Cabeça de alho
Ivete Rosa de Souza: Crônica ‘Cabeça de alho’


às 12:38 PM
Quando meus sobrinhos eram bem pequenos, três no total entre seis e dois anos, gostava de contar a eles histórias inventadas. E muitas vezes me pediam pra repetir tal história; aí o bicho pegava, eu inventava e tirava ou acrescentava outro detalhe, e logo era aquela falação: “Não tia, o cabeça de alho, aonde ele foi, ele não vai mais voltar, ele não tem mais aquele carrinho de repolho?” De onde veio isso eu não sei, nunca, nunquinha mesmo eu contei alguma história do cabeça de alho, nem sei de onde eles tiraram isso.
Minha irmã ria de dar gosto, e não me explicava qual era o motivo da gargalhada. Depois de anos me confidenciou:
— Olha, lembra quando você me ajudava na cozinha, o Júnior, que na época tinha uns seis anos, ficava sentado no cadeirão, você ia cortando cebola, alho, frango etc., e cada vez que pegava algo, virava pro Júnior e falava:
—Vamos cortar a moela do frango, limpar o cabeça de alho.
Cada coisa tinha um nome engraçado, um jeito de mostrar sabor em comidas não tão apetitosas, mas necessárias.

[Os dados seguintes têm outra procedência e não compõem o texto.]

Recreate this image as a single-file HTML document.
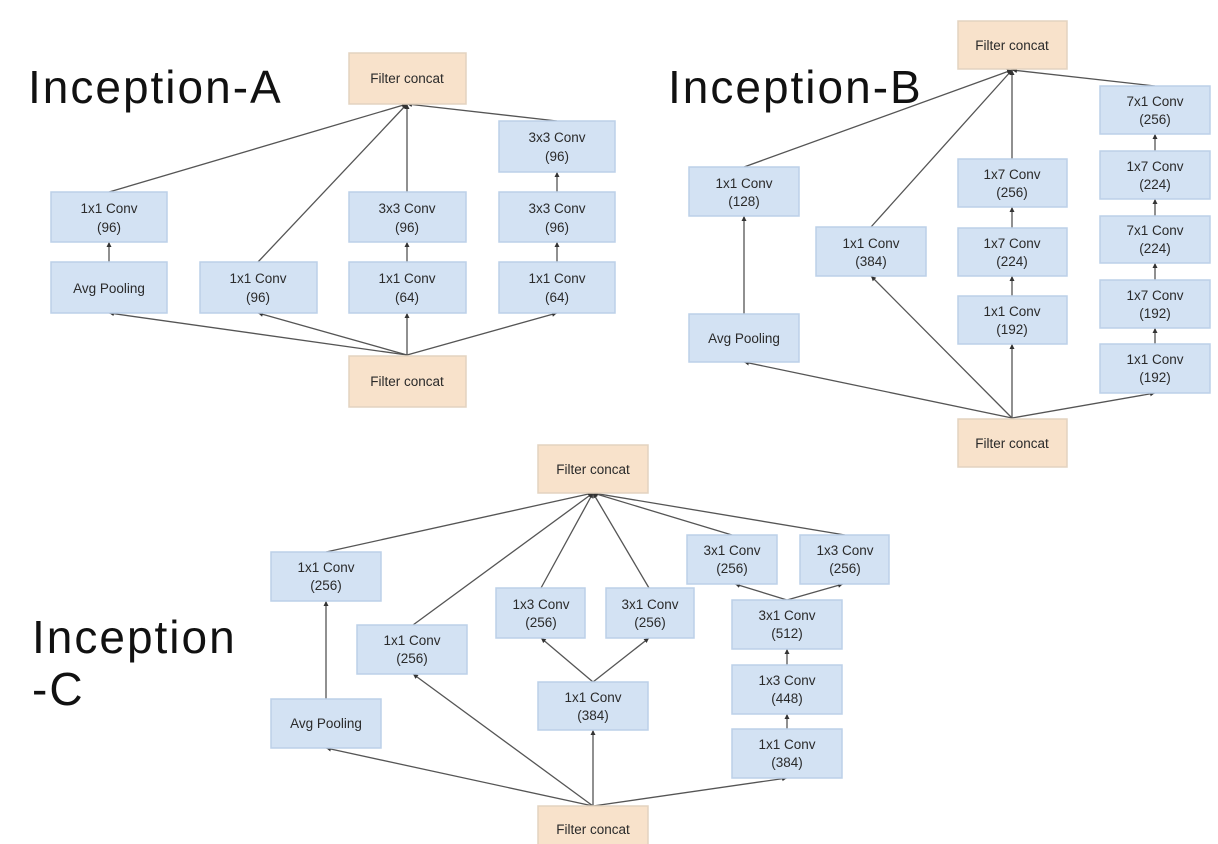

Certa vez o Júnior perguntou o que era moela, você respondeu que era o estômago do frango, e por muito tempo ele dizia:
—Mãe, minha moela tá doendo.
Você nunca se deu conta que eu usava suas ideias para fazê-los comer: o cabeça de alho, no carrinho do repolho; a moela encantada, no laguinho de arroz; o carinha de melão; o bolinha de tomate, e por aí vai.
Foi assim que descobri que minhas histórias ganhavam outros personagens, ao gosto de minha irmã, sabiamente usando para alimentar a moela e a imaginação aguçada dos pequenos.
O tempo passou pra nós duas. Meus sobrinhos ainda brincam com seus filhos de cabeça de alho e outros legumes não tão saborosos, mas cheios de histórias para contar. No final eu inventava, e a mãe mais esperta deste mundo acrescentava.